Create boxplots showing how one personality item differs by gender. Do you see a difference?

Task 2.3

Create a correlation matrix visualization for the 5 Extraversion items (E1-E5).

Hint:

bfi |>
  select(E1:E5) |>
  cor(use = "complete.obs") |>
  # then visualize...

What do you notice? (Some items may be reverse-coded!)

Part 3: Generating Questions (20 points)

Task 3.1

Based on your exploration, generate 3 interesting questions that could be investigated with this data. Write them as comments.

Task 3.2

For one of your questions, create a visualization that helps answer it. Explain your findings in a comment.

Part 4: EDA Report (15 points)

Write a 1-page (approximately 300-400 words) EDA report summarizing:

  1. The data: Brief description of the dataset
  2. Key findings: 2-3 interesting patterns you discovered
  3. Data quality issues: Missing data, outliers, or concerns
  4. Next steps: What would you investigate further?

Write this as narrative text (not code comments) in your Quarto document.

Grading Rubric

Component Points
Part 1: Exploring distributions 25
Part 2: Exploring relationships 30
Part 3: Generating questions 20
Part 4: EDA report 15
Code runs without errors 10
Total 100

Submission

Submit:


NotePSY 510 (Graduate Students)

Students enrolled in PSY 510 must complete the following extension in place of the 1-page EDA report in Part 4.

Graduate Extension: Preliminary Analysis Write-Up

Instead of the 1-page EDA summary, write your findings as if they were the preliminary analysis section of a manuscript — combining your code output and interpretations in a form that would make sense to a reader of a journal article.

Your write-up should include the following, in order:

  1. Dataset description (2–3 sentences): What are the data? How many participants? What variables?
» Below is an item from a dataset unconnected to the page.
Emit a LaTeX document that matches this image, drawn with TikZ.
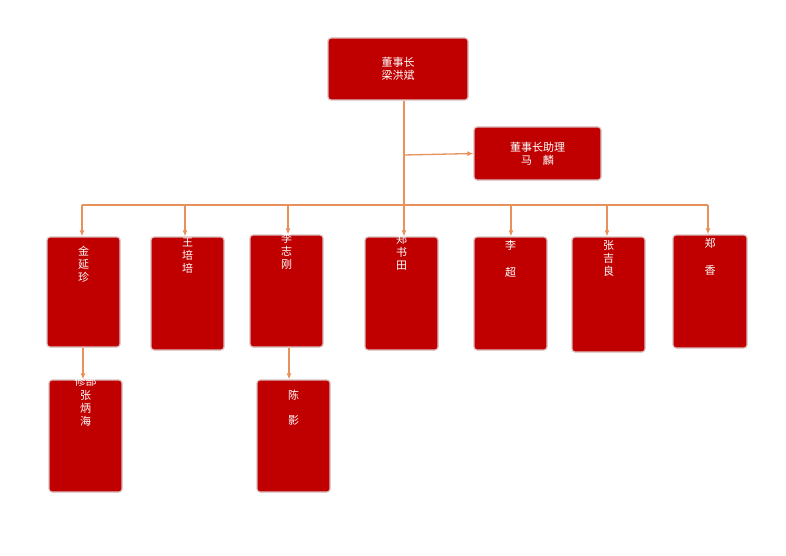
\documentclass[tikz,border=0pt]{standalone}
\usepackage{fontspec}
\setmainfont{Noto Sans CJK SC}
\usetikzlibrary{positioning}
\definecolor{boxred}{HTML}{C00000}
\definecolor{linkor}{HTML}{E8915A}
\tikzset{
  orgbox/.style={draw=red!25!gray!40, line width=1.2pt, fill=boxred, rounded corners=3pt, inner sep=0pt},
  orgtext/.style={text=white, font=\fontsize{11}{13}\selectfont, align=center, inner sep=0pt, anchor=north},
  link/.style={draw=linkor, line width=1.3pt},
  linkarr/.style={link, -{Latex[length=6pt,width=5pt]}}
}
\usetikzlibrary{arrows.meta}
\begin{document}
\begin{tikzpicture}[x=1pt,y=-1pt]
  \useasboundingbox (0,0) rectangle (786,556);
  % top
  \node[orgbox, minimum width=140, minimum height=62] (chair) at (398,69) {};
  \node[orgtext, anchor=center] (chairT) at (chair.center) {董事长\\梁洪斌};
  \node[orgbox, minimum width=127, minimum height=53] (assist) at (537.5,153.5) {};
  \node[orgtext, anchor=center] (assistT) at (assist.center) {董事长助理\\马\quad 麟};
  % departments
  \node[orgbox, minimum width=73, minimum height=110] (sales) at (83.5,292) {};
  \node[orgbox, minimum width=73, minimum height=113] (plan) at (187.5,293.5) {};
  \node[orgbox, minimum width=73, minimum height=112] (fin) at (286.5,291) {};
  \node[orgbox, minimum width=73, minimum height=113] (eng) at (401.5,293.5) {};
  \node[orgbox, minimum width=73, minimum height=113] (qc) at (510.5,293.5) {};
  \node[orgbox, minimum width=73, minimum height=115] (prod) at (608.5,294.5) {};
  \node[orgbox, minimum width=74, minimum height=113] (gen) at (710,291.5) {};
  \node[orgbox, minimum width=73, minimum height=112] (repair) at (85.5,436) {};
  \node[orgbox, minimum width=73, minimum height=112] (store) at (293.5,436) {};
  % texts
  \node[orgtext] at ([yshift=15]sales.north) {销售部\\[12pt]金\\延\\珍};
  \node[orgtext] at ([yshift=15]plan.north) {计划部\\[3pt]王\\培\\培};
  \node[orgtext] at ([yshift=17]fin.north) {财务部\\[3pt]李\\志\\刚};
  \node[orgtext] at ([yshift=15]eng.north) {工程部\\郑\\书\\田};
  \node[orgtext] at ([yshift=15]qc.north) {质检部\\[6pt]李\\[14pt]超};
  \node[orgtext] at ([yshift=15]prod.north) {生产部\\[6pt]张\\吉\\良};
  \node[orgtext] at ([yshift=17]gen.north) {综合部\\[8pt]郑\\[14pt]香};
  \node[orgtext] at ([yshift=16]repair.north) {设备维\\修部\\[1pt]张\\炳\\海};
  \node[orgtext] at ([yshift=16]store.north) {仓储部\\[14pt]陈\\[12pt]影};
  % connectors
  \coordinate (bus) at (404,205);
  \coordinate (busL) at (82,205);
  \coordinate (busR) at (708,205);
  \draw[link] (chair.south -| bus) -- (bus);
  \draw[linkarr] (404,155) -- (assist.west);
  \draw[link] (busL) -- (busR);
  \draw[linkarr] (bus) -- (eng.north -| bus);
  \foreach \d/\x in {sales/82,plan/185,fin/288,qc/511,prod/607,gen/708}
    \draw[linkarr] (\x,205) -- (\d.north -| \x,0);
  \draw[linkarr] (sales.south -| 83,0) -- (repair.north -| 83,0);
  \draw[linkarr] (fin.south -| 289,0) -- (store.north -| 289,0);
\end{tikzpicture}
\end{document}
How was it collected?

  2. Data quality and exclusions (1–2 sentences): Were any observations flagged or removed? What did you do about missing data? Write this as you would in a Methods section — specific and justified.
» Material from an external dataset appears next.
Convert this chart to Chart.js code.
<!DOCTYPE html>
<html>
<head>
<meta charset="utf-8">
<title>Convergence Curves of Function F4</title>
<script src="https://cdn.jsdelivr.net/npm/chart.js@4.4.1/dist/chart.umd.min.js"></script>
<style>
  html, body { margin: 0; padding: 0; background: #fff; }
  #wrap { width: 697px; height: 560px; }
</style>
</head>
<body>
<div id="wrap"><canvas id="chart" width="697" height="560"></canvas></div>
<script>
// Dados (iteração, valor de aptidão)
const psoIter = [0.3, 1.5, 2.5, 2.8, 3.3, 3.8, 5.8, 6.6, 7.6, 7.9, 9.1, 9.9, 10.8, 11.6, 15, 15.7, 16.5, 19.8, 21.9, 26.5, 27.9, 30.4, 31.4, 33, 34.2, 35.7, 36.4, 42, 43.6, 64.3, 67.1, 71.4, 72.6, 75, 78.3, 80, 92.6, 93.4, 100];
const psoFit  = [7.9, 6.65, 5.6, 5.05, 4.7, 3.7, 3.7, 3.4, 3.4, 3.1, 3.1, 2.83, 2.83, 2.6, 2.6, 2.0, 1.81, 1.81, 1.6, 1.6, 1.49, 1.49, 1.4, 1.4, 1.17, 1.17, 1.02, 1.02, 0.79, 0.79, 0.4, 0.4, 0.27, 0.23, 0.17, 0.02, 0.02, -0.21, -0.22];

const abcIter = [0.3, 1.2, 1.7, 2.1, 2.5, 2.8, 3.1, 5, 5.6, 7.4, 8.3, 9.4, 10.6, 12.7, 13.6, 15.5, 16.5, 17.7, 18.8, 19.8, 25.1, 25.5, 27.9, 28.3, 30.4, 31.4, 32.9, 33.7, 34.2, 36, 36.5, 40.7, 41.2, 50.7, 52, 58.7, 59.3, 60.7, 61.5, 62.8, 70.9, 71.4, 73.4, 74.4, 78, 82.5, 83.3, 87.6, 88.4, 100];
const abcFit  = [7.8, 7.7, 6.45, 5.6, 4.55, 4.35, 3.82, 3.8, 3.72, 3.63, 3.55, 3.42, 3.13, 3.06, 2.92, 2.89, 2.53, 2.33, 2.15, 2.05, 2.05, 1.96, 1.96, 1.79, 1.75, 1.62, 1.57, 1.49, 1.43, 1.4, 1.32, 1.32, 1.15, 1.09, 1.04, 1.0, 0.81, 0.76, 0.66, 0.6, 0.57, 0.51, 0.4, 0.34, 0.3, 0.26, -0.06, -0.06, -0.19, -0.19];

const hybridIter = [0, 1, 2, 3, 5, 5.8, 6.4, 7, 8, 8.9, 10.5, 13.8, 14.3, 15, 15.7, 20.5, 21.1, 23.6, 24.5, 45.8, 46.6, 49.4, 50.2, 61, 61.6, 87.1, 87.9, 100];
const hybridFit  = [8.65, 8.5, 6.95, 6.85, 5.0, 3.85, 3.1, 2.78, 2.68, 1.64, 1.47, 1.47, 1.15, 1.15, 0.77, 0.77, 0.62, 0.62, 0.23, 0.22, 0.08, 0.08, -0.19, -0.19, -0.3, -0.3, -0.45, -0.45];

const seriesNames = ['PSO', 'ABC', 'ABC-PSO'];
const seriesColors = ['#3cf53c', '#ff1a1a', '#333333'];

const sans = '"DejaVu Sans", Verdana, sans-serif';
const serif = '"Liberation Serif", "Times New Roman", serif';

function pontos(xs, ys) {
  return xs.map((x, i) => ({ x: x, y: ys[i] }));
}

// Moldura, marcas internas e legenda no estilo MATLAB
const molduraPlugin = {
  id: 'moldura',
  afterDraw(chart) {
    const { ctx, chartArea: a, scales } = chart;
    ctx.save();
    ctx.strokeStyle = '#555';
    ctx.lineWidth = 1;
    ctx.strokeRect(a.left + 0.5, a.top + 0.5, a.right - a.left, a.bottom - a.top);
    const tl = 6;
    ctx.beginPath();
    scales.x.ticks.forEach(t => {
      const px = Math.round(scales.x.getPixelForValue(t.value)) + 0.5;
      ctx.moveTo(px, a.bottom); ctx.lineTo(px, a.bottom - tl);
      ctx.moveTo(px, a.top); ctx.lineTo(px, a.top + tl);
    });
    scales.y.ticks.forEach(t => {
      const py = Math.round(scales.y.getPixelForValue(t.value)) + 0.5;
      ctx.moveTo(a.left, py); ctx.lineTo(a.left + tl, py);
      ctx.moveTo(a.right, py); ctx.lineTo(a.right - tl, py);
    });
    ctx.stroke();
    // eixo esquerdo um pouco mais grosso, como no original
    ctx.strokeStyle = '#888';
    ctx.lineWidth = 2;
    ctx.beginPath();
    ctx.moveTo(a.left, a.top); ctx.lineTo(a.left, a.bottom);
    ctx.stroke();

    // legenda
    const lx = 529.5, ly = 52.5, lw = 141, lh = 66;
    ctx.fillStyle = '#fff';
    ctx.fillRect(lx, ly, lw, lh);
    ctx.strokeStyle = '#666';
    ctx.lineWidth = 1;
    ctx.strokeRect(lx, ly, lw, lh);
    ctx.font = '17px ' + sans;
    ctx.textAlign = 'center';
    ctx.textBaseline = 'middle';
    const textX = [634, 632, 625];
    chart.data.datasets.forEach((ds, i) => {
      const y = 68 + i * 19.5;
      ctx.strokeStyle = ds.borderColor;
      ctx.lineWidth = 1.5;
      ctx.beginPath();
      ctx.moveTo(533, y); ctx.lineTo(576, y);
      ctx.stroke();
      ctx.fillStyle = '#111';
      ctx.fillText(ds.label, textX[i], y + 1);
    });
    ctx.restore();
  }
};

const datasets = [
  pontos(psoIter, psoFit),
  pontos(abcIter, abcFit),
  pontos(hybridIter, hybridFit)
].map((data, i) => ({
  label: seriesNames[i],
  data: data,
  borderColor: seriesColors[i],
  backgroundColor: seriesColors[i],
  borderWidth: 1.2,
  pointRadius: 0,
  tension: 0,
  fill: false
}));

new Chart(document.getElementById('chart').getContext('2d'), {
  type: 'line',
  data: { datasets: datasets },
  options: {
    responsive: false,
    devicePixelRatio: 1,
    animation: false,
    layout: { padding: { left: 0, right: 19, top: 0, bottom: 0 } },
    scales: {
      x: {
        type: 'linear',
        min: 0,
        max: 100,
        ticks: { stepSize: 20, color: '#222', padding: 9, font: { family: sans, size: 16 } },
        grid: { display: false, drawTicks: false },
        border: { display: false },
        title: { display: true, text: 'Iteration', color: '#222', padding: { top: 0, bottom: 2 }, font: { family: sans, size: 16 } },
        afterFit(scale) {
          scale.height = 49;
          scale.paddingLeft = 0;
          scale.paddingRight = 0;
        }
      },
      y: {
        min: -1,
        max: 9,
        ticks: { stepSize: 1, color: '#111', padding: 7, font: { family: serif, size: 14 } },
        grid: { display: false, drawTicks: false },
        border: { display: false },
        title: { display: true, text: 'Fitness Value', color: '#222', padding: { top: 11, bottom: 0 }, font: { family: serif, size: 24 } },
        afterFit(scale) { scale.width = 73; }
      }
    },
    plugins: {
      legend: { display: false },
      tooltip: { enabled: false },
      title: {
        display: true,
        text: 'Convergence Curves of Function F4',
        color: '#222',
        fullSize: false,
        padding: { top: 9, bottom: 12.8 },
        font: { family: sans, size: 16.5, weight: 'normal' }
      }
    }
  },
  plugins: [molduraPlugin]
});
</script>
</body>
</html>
  3. Descriptive statistics: Report means, SDs, and ranges for at least 5 key variables. Format these as a table using knitr::kable() in a Quarto document, or present them clearly in prose if submitting a plain PDF.

  4. Key patterns (1–2 paragraphs): Describe 2–3 findings from your EDA, referring to your figures by number (Figure 1 shows…). Write this as you would in a Results section — precise, direct, no over-interpretation.

  5. Analysis plan (1 paragraph): Based on what you found, what would you examine next in a formal analysis? Why does the EDA support that direction?

Length: 500–700 words. This should read as a coherent piece of writing, not a list of answers.

Submission: Include your write-up as narrative text in your .qmd file under a clearly marked ## Graduate Extension section.